To do » Using the data below, gather each line that includes the word "draws".

Input »

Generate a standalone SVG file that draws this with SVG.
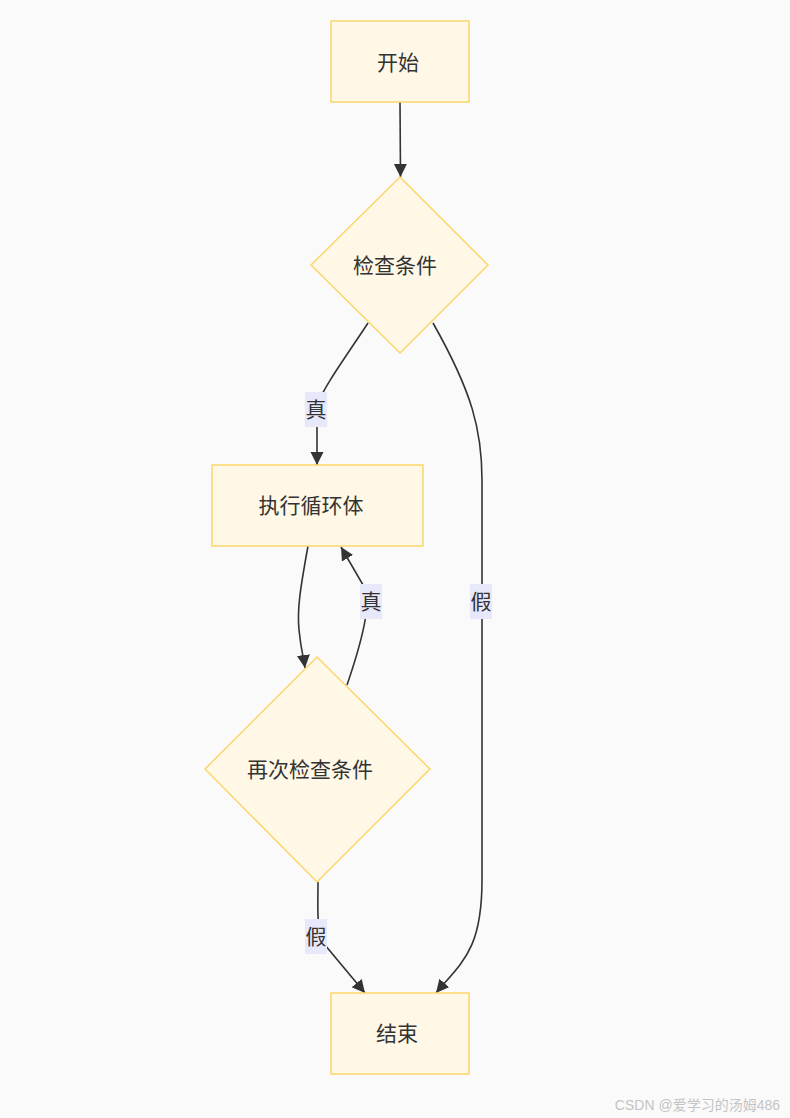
<svg xmlns="http://www.w3.org/2000/svg" width="790" height="1118" viewBox="0 0 790 1118">
<defs>
<marker id="arr" markerUnits="userSpaceOnUse" markerWidth="16" markerHeight="16" refX="13" refY="6.5" orient="auto">
<path d="M0,0 L13,6.5 L0,13 z" fill="#333333"/>
</marker>
<style>
.node{fill:#fff8e6;stroke:#fcd66a;stroke-width:1.5}
.t{font-family:"Liberation Sans","Noto Sans CJK SC",sans-serif;font-size:21px;fill:#333333;text-anchor:middle;dominant-baseline:central}
.e{fill:none;stroke:#333333;stroke-width:1.6}
.lb{fill:#e8e8fb}
</style>
</defs>
<rect width="790" height="1118" fill="#fafafa"/>
<g id="connectors">
<path class="e" d="M400,102 L400.5,177" marker-end="url(#arr)"/>
<path class="e" d="M368,323 C345,358 325,385 317,405 L317,465" marker-end="url(#arr)"/>
<path class="e" d="M433,323 C472,392 482,430 482,480 L482,880 C482,950 462,962 436,993" marker-end="url(#arr)"/>
<path class="e" d="M308,546 C300,590 297,610 299,630 C301,650 304,660 305,668" marker-end="url(#arr)"/>
<path class="e" d="M347,685 Q372,612 366,590 L341,547" marker-end="url(#arr)"/>
<path class="e" d="M318,882 C318,912 316,930 325,945 L365,993" marker-end="url(#arr)"/>
<rect class="lb" x="305" y="392" width="22" height="35"/>
<text class="t" x="316" y="409">真</text>
<rect class="lb" x="360" y="584" width="22" height="35"/>
<text class="t" x="371" y="601">真</text>
<rect class="lb" x="470" y="584" width="22" height="35"/>
<text class="t" x="481" y="601">假</text>
<rect class="lb" x="305" y="919" width="22" height="35"/>
<text class="t" x="316" y="936">假</text>
</g>
<g id="start">
<rect class="node" x="331" y="21" width="138" height="81"/>
<text class="t" x="398" y="62">开始</text>
</g>
<g id="check1">
<polygon class="node" points="400,177 488,265 400,353 311,265"/>
<text class="t" x="395" y="265">检查条件</text>
</g>
<g id="body">
<rect class="node" x="212" y="465" width="211" height="81"/>
<text class="t" x="311" y="505">执行循环体</text>
</g>
<g id="check2">
<polygon class="node" points="317,657 430,769 317,882 205,769"/>
<text class="t" x="310" y="769">再次检查条件</text>
</g>
<g id="end">
<rect class="node" x="331" y="993" width="138" height="81"/>
<text class="t" x="397" y="1033">结束</text>
</g>
<text x="780" y="1110" font-family="Liberation Sans,'Noto Sans CJK SC',sans-serif" font-size="14" fill="#c4c4c4" text-anchor="end">CSDN @爱学习的汤姆486</text>
</svg>
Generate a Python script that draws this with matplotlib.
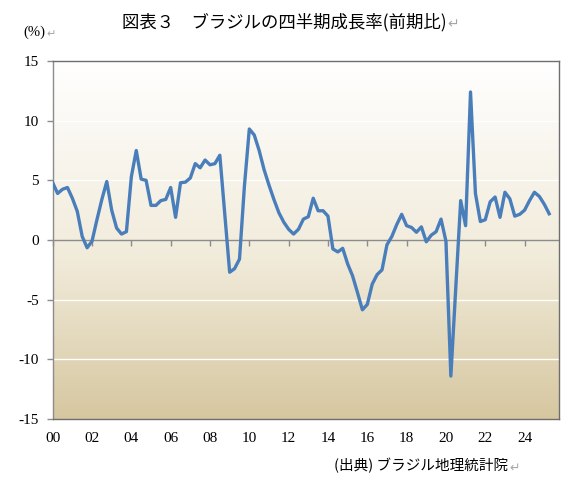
import matplotlib
matplotlib.use("Agg")
import matplotlib.pyplot as plt
import numpy as np
from matplotlib.colors import LinearSegmentedColormap

# ---- data: Brazil quarterly growth, 2000Q1 - 2025Q2 (%) ----
growth = [
    4.8, 3.9, 4.25, 4.4,      # 2000
    3.5, 2.4, 0.3, -0.65,     # 2001
    -0.1, 1.7, 3.4, 4.9,      # 2002
    2.5, 1.0, 0.5, 0.7,       # 2003
    5.3, 7.5, 5.1, 5.0,       # 2004
    2.9, 2.9, 3.3, 3.4,       # 2005
    4.4, 1.9, 4.8, 4.85,      # 2006
    5.2, 6.4, 6.05, 6.7,      # 2007
    6.3, 6.4, 7.1, 2.2,       # 2008
    -2.7, -2.4, -1.6, 4.5,    # 2009
    9.3, 8.8, 7.5, 5.9,       # 2010
    4.6, 3.4, 2.3, 1.5,       # 2011
    0.9, 0.5, 0.9, 1.75,      # 2012
    1.95, 3.5, 2.45, 2.45,    # 2013
    2.0, -0.75, -1.0, -0.7,   # 2014
    -2.0, -3.0, -4.4, -5.85,  # 2015
    -5.4, -3.7, -2.9, -2.5,   # 2016
    -0.4, 0.3, 1.3, 2.15,     # 2017
    1.2, 1.05, 0.65, 1.1,     # 2018
    -0.15, 0.4, 0.7, 1.75,    # 2019
    -0.1, -11.4, -4.0, 3.3,   # 2020
    1.2, 12.4, 3.9, 1.55,     # 2021
    1.7, 3.2, 3.6, 1.9,       # 2022
    4.0, 3.45, 2.0, 2.15,     # 2023
    2.5, 3.3, 4.0, 3.65,      # 2024
    3.0, 2.2,                 # 2025
]
n_categories = 104            # axis runs 2000Q1 .. 2025Q4
year_labels = ["00", "02", "04", "06", "08", "10", "12",
               "14", "16", "18", "20", "22", "24"]
y_ticks = [-15, -10, -5, 0, 5, 10, 15]

title_text = "図表３　ブラジルの四半期成長率(前期比)"
unit_text = "(%)"
source_text = "(出典) ブラジル地理統計院"
return_mark = "\u21b5"

jp_font = ["Noto Sans CJK JP", "DejaVu Sans"]
num_font = "Liberation Serif"
grey = "#8c8c8c"

fig = plt.figure(figsize=(5.74, 4.87), dpi=100)
ax = fig.add_axes([52.7 / 574, 1 - 419 / 487, (559 - 52.7) / 574, (419 - 61) / 487])

# gradient background (white -> parchment)
cmap = LinearSegmentedColormap.from_list(
    "parch", [(0.0, "#d6c7a0"), (0.45, "#f1ebda"), (1.0, "#ffffff")])
grad = np.linspace(0, 1, 256).reshape(-1, 1)
ax.imshow(grad, cmap=cmap, aspect="auto", origin="lower",
          extent=(0, n_categories - 1, -15, 15), zorder=0)

for yv in [-10, -5, 5, 10]:
    ax.axhline(yv, color="white", lw=1.0, zorder=1)

# category axis drawn on the zero line, with small downward ticks
tick_pos = np.arange(0, 8 * len(year_labels), 8)
ax.axhline(0, color=grey, lw=1.0, zorder=2)
ax.plot(tick_pos, np.zeros(len(tick_pos)), ls="none", marker=3, ms=4,
        mew=1.0, color=grey, zorder=2, clip_on=False)

x = np.arange(len(growth))
ax.plot(x, growth, color="#4a7ebb", lw=2.4, zorder=3, solid_joinstyle="round")

ax.set_xlim(0, n_categories - 1)
ax.set_ylim(-15, 15)

ax.set_xticks(tick_pos)
ax.set_xticklabels(year_labels, fontfamily=num_font, fontsize=11)
ax.tick_params(axis="x", length=0, pad=9)

ax.set_yticks(y_ticks)
ax.set_yticklabels([str(v) for v in y_ticks], fontfamily=num_font, fontsize=11)
ax.tick_params(axis="y", length=4, width=1, color=grey, pad=6)

ax.spines["left"].set_color(grey)
for side in ["top", "right", "bottom"]:
    ax.spines[side].set_color("#6e6e6e")
for sp in ax.spines.values():
    sp.set_linewidth(1.0)

# texts with Word-style return marks
title = fig.text(122 / 574, 1 - 22 / 487, title_text, family=jp_font,
                 fontsize=12.5, ha="left", va="center")
unit = fig.text(23 / 574, 1 - 32 / 487, unit_text, family=num_font,
                fontsize=10.5, ha="left", va="center")
source = fig.text(334 / 574, 1 - 466 / 487, source_text, family=jp_font,
                  fontsize=10.5, ha="left", va="center")

fig.canvas.draw()
renderer = fig.canvas.get_renderer()
for t, fs in [(title, 10), (unit, 8), (source, 9)]:
    bb = t.get_window_extent(renderer)
    fig.text(bb.x1 / fig.bbox.width + 1 / 574, t.get_position()[1] - 2 / 487,
             return_mark, family=["DejaVu Sans"], fontsize=fs,
             color="#a6a6a6", ha="left", va="center")

fig.savefig("out.png", dpi=100, facecolor="white")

Full answer »
Generate a standalone SVG file that draws this with SVG.
Generate a Python script that draws this with matplotlib.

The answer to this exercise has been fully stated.